Cable, a member of junior coalition party the Liberal Democrats, has often been a critic inside the government of Chancellor George Osborne, who declared earlier this week that his tough programme of austerity had proven the right course given signs the economy was picking up.
Another round of data backed that up on Wednesday, unemployment dipping to 7.7 percent, but Cable said the economy still needed to be rebalanced towards more exports and investment and away from debt-based consumption.
“The kind of growth we want won’t simply emerge of its own volition. In fact, I see a number of dangers. One is complacency, generated by a few quarters of good economic data,” he told a conference to discuss long-term industrial strategy.
Cable, an economist by education and once a member of the opposition Labour Party, is known for speaking his mind on economic policy and not always in line with party policy.

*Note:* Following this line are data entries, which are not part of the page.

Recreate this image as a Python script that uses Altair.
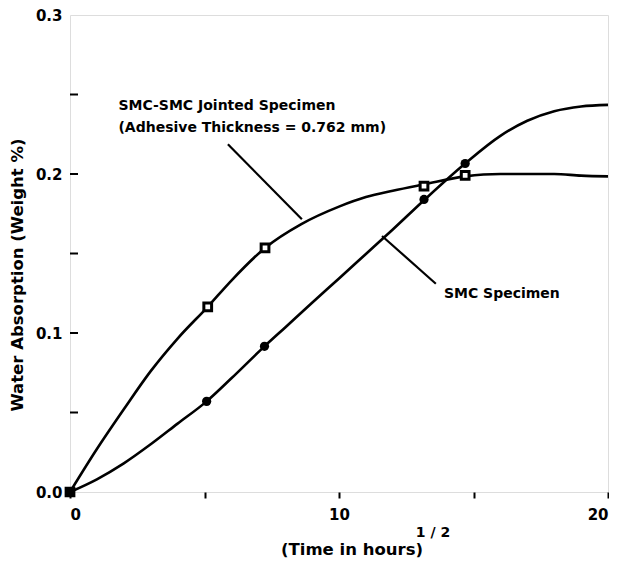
import altair as alt
import pandas as pd

# Curve points
joint_x = [0, 1, 2, 3, 4, 5.12, 6, 7.25, 8.6, 10, 11, 12, 13.16, 14.69, 16, 17, 18, 19, 20]
joint_y = [0, 0.027, 0.052, 0.076, 0.0965, 0.1165, 0.133, 0.1535, 0.1685, 0.1795, 0.1855, 0.1895, 0.1935, 0.1985, 0.2, 0.2, 0.2, 0.199, 0.1985]
smc_x = [0, 1, 2, 3, 4, 5.08, 6, 7.23, 8, 9, 10, 11, 12, 13.16, 14.69, 16, 17, 18, 19, 20]
smc_y = [0, 0.008, 0.018, 0.03, 0.043, 0.057, 0.0715, 0.0916, 0.1035, 0.119, 0.1343, 0.1497, 0.1651, 0.1835, 0.2066, 0.224, 0.2335, 0.2395, 0.2425, 0.2435]

# Measured data points
joint_pts_x = [0, 5.12, 7.25, 13.16, 14.69]
joint_pts_y = [0, 0.1165, 0.1535, 0.1923, 0.1991]
smc_pts_x = [0, 5.08, 7.23, 13.16, 14.69]
smc_pts_y = [0, 0.057, 0.0916, 0.184, 0.2066]

y_minor = [0.05, 0.1, 0.15, 0.2, 0.25]

FONT = "DejaVu Sans"

xs = alt.Scale(domain=[0, 20], nice=False, zero=False)
ys = alt.Scale(domain=[0, 0.3], nice=False, zero=False)

curves = pd.DataFrame({"x": joint_x + smc_x, "y": joint_y + smc_y,
                       "s": ["joint"] * len(joint_x) + ["smc"] * len(smc_x)})
sq = pd.DataFrame({"x": joint_pts_x, "y": joint_pts_y})
ci = pd.DataFrame({"x": smc_pts_x, "y": smc_pts_y})

base_x = alt.X("x:Q", scale=xs, axis=alt.Axis(
    title=None, values=[0, 5, 10, 15, 20], grid=False, domain=False,
    tickSize=6, tickWidth=2, tickColor="black",
    labelExpr="datum.value % 10 == 0 ? datum.label : ''",
    labelFont=FONT, labelFontSize=15, labelFontWeight="bold", labelColor="black",
    labelPadding=9))
base_y = alt.Y("y:Q", scale=ys, axis=alt.Axis(
    title=None, values=[0, 0.1, 0.2, 0.3], format=".1f", grid=False, domain=False,
    ticks=False, labelFont=FONT, labelFontSize=15, labelFontWeight="bold",
    labelColor="black", labelPadding=8))

lines = alt.Chart(curves).mark_line(color="black", strokeWidth=2.6, interpolate="monotone").encode(
    x=base_x, y=base_y, detail="s:N")

squares = alt.Chart(sq).mark_point(shape="square", size=60, filled=False, color="black",
                                   strokeWidth=3, fill="white", opacity=1).encode(
    x=alt.X("x:Q", scale=xs), y=alt.Y("y:Q", scale=ys))
circles = alt.Chart(ci).mark_point(shape="circle", size=85, filled=True, color="black",
                                   opacity=1).encode(
    x=alt.X("x:Q", scale=xs), y=alt.Y("y:Q", scale=ys))

yt = alt.Chart(pd.DataFrame({"y": y_minor})).mark_rule(color="black", strokeWidth=2).encode(
    y=alt.Y("y:Q", scale=ys), x=alt.value(0), x2=alt.value(8))

# leader lines
leaders = pd.DataFrame({
    "x": [5.87, 11.6], "y": [0.2187, 0.161],
    "x2": [8.62, 13.6], "y2": [0.1715, 0.131]})
lead = alt.Chart(leaders).mark_rule(color="black", strokeWidth=2.2).encode(
    x=alt.X("x:Q", scale=xs), y=alt.Y("y:Q", scale=ys), x2="x2:Q", y2="y2:Q")

ann = pd.DataFrame({
    "x": [1.8, 1.8, 13.9],
    "y": [0.2428, 0.2291, 0.1245],
    "t": ["SMC-SMC Jointed Specimen", "(Adhesive Thickness = 0.762 mm)", "SMC Specimen"]})
anns = alt.Chart(ann).mark_text(align="left", baseline="middle", font=FONT, fontSize=14,
                                fontWeight="bold", color="black").encode(
    x=alt.X("x:Q", scale=xs), y=alt.Y("y:Q", scale=ys), text="t:N")

xtitle = alt.Chart(pd.DataFrame({"t": ["(Time in hours)"]})).mark_text(
    font=FONT, fontSize=16.5, fontWeight="bold", color="black", align="center", baseline="middle").encode(
    text="t:N", x=alt.value(282), y=alt.value(535))
xsup = alt.Chart(pd.DataFrame({"t": ["1 / 2"]})).mark_text(
    font=FONT, fontSize=14, fontWeight="bold", color="black", align="center", baseline="middle").encode(
    text="t:N", x=alt.value(363), y=alt.value(518))
ytitle = alt.Chart(pd.DataFrame({"t": ["Water Absorption (Weight %)"]})).mark_text(
    font=FONT, fontSize=16.5, fontWeight="bold", color="black", angle=270, align="center",
    baseline="middle").encode(text="t:N", x=alt.value(-52), y=alt.value(260))

chart = alt.layer(lines, yt, lead, squares, circles, anns, xtitle, xsup, ytitle).properties(
    width=538, height=477,
    autosize=alt.AutoSizeParams(type="none"),
    padding={"left": 62, "top": 7, "right": 1, "bottom": 72},
).configure_view(stroke="black", strokeWidth=2.6).configure(background="white")

chart.save("out.html", embed_options={"renderer": "svg", "actions": False})
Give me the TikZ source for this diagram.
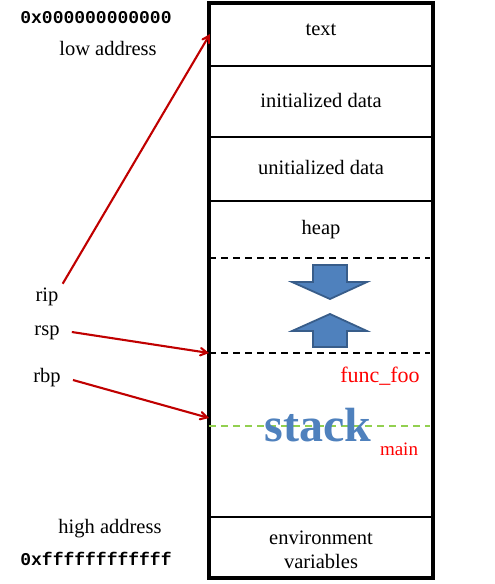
\documentclass[tikz,border=0pt]{standalone}
\usepackage{fontspec}
\setmainfont{Liberation Serif}
\setmonofont{Liberation Mono}
\usepackage{xcolor}
\usetikzlibrary{arrows}

\definecolor{ptrred}{HTML}{C00000}
\definecolor{stackblue}{HTML}{4F81BD}
\definecolor{stackedge}{HTML}{385D8A}
\definecolor{framegreen}{HTML}{92D050}

\begin{document}
\begin{tikzpicture}[x=1pt, y=-1pt, >=angle 60, semithick]
    \tikzstyle{lbl}=[font=\fontsize{20.5}{23}\selectfont, inner sep=0pt]
    \tikzstyle{addr}=[font=\fontsize{18}{20}\ttfamily\bfseries, inner sep=0pt]
    \tikzstyle{ptr}=[->, ptrred, line width=2.1pt]
    \tikzstyle{sepline}=[line width=1.9pt, dashed, dash pattern=on 7pt off 5pt]
    \tikzstyle{growarrow}=[fill=stackblue, draw=stackedge, line width=1.8pt, line join=miter]

    \useasboundingbox (0,0) rectangle (495,584);

    % memory layout
    \draw[line width=3.2pt] (209,3) rectangle (433,578);
    \draw[line width=2.2pt] (209,66) -- (433,66);
    \draw[line width=2.2pt] (209,137) -- (433,137);
    \draw[line width=2.2pt] (209,201) -- (433,201);
    \draw[line width=2.2pt] (209,517) -- (433,517);
    \draw[sepline] (209,258) -- (430,258);
    \draw[sepline] (209,353) -- (430,353);
    \draw[sepline, framegreen] (209,426) -- (430,426);

    \node[lbl] (txt)  at (321,30)  {text};
    \node[lbl] (init) at (321,100) {initialized data};
    \node[lbl] (bss)  at (321,167) {unitialized data};
    \node[lbl] (heap) at (321,230) {heap};
    \node[lbl, align=center] (env) at (321,550) {environment\\[1pt]variables};

    % growth arrows
    \draw[growarrow] (313,265) -- (347,265) -- (347,282) -- (367,282) -- (330,299)
        -- (292,282) -- (313,282) -- cycle;
    \draw[growarrow] (313,347) -- (347,347) -- (347,331) -- (367,331) -- (330,314)
        -- (292,331) -- (313,331) -- cycle;

    \node[font=\fontsize{48}{50}\selectfont\bfseries, text=stackblue, inner sep=0pt]
        (stk) at (318,425) {stack};
    \node[lbl, text=red, font=\fontsize{22}{24}\selectfont] (foo) at (380,376) {func\_foo};
    \node[lbl, text=red, font=\fontsize{19}{21}\selectfont] (main) at (399,449) {main};

    % addresses
    \node[addr] (lo)    at (96,18)   {0x000000000000};
    \node[lbl]  (loTxt) at (108,48)  {low address};
    \node[lbl]  (hiTxt) at (110,529) {high address};
    \node[addr] (hi)    at (96,559)  {0xffffffffffff};

    % registers
    \node[lbl] (rip) at (47,297) {rip};
    \node[lbl] (rsp) at (47,333) {rsp};
    \node[lbl] (rbp) at (47,378) {rbp};

    \coordinate (ripT) at (210,34);
    \coordinate (rspT) at (209,353);
    \coordinate (rbpT) at (209,418);

    \draw[ptr] (rip.north east) ++(4,-4) -- (ripT);
    \draw[ptr] (rsp.east) ++(12,-1) -- (rspT);
    \draw[ptr] (rbp.east) ++(12,2) -- (rbpT);
\end{tikzpicture}
\end{document}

But the Liberal Democrats are faced with a dilemma ahead of 2015 elections of how they take some credit for any economic recovery while differentiating themselves from Prime Minister David Cameron’s Conservatives.
Cable made his strongest criticisms to date of the government’s housing stimulus scheme in Wednesday’s speech, citing the property market as a possible threat to the recovery and questioning whether the second phase of the programme, due to launch next year, should go ahead as planned.
“We should certainly think about how it should come into effect, indeed whether it should come into effect in the light of changing market conditions,” Cable said. “We don’t want a new housing bubble.”
The second phase of the government’s Help to Buy stimulus programme will provide mortgage guarantees worth 12 billion pounds for buyers without a large deposit.
On Monday Osborne said the plan was a “a sensible, time-limited and necessary financial intervention.”
The Treasury said on Wednesday that the scheme would go ahead as planned.